夫と共に壮絶な最期を遂げ、誇り高い辞世の句を遺した三原紹心の生き様は、現代を生きる私たちにも、夫婦や家族のあり方、そして人間の尊厳について、多くのことを教えてくれます。

  • 夫婦の絆と相互の尊敬: 紹運と紹心のように、互いを深く尊敬し合い、困難な状況においても運命を共にしようとする夫婦の絆の強さ、そしてその美しさ。
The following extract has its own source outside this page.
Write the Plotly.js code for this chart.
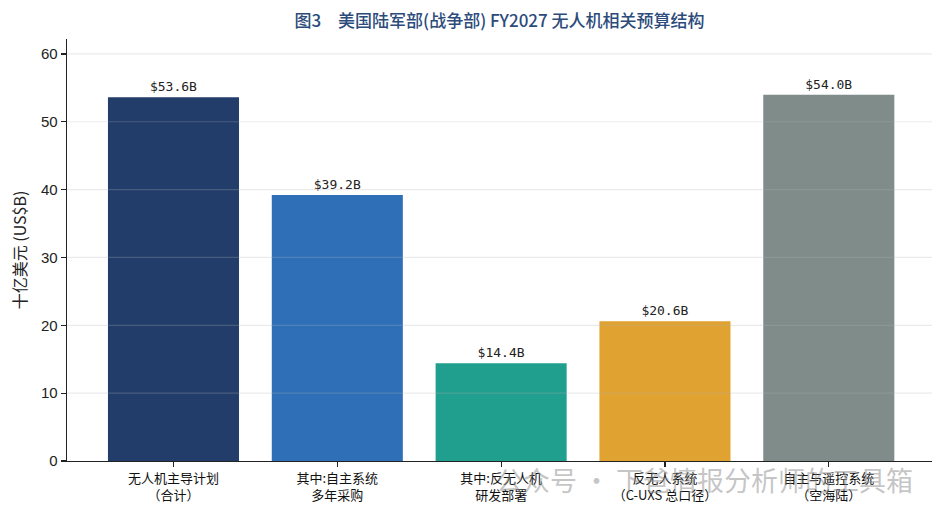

現代においても、パートナーシップにおける相互理解と支え合いの重要性を示唆しています。
  • 困難な時代を生き抜いた女性の強さ: 戦乱という過酷な時代にあって、ただ守られる存在ではなく、夫を支え、家を守り、最後は自らの意志で誇り高い死を選んだ紹心の姿は、時代や性別を超えた、人間の持つ精神的な強さと気概を感じさせます。
  • 誇りを持って生き、死ぬということ: 自らの生き様や、大切な人の行動に誇りを持ち、それを最後まで肯定し続ける姿勢。結果がどうであれ、自分が信じる価値観に基づいて誇り高く生き、そして最期を迎えることの尊厳。
  • 後世へ伝えたいメッセージ: 自分の人生や経験した出来事、あるいは大切な人の功績が、後の世にどのように伝わり、記憶されるのかを意識すること。紹心の句は、未来へ向けて自らの生きた証を残そうとする、人間の普遍的な願いを表しています。
  • 死をも恐れぬ覚悟を生むもの: 深い愛情、強い信念、あるいは守るべき誇りといったものが、人間から死への恐怖を取り払い、潔い覚悟へと導く力を持つこと。紹心の句は、そうした精神的な力の源泉について考えさせます。

岩屋城で夫・高橋紹運と共に玉砕した三原紹心。その辞世の句は、戦国の世に生きた一人の女性の、夫への深い愛と尊敬、そして自らの運命に対する誇り高い覚悟を、力強く伝えています。「うつ太刀のかねのひびき」が天にまで響き渡るように、紹心の気高い魂の響きもまた、時代を超えて私たちの心に深く、そして強く鳴り響くようです。

この記事を読んでいただきありがとうございました。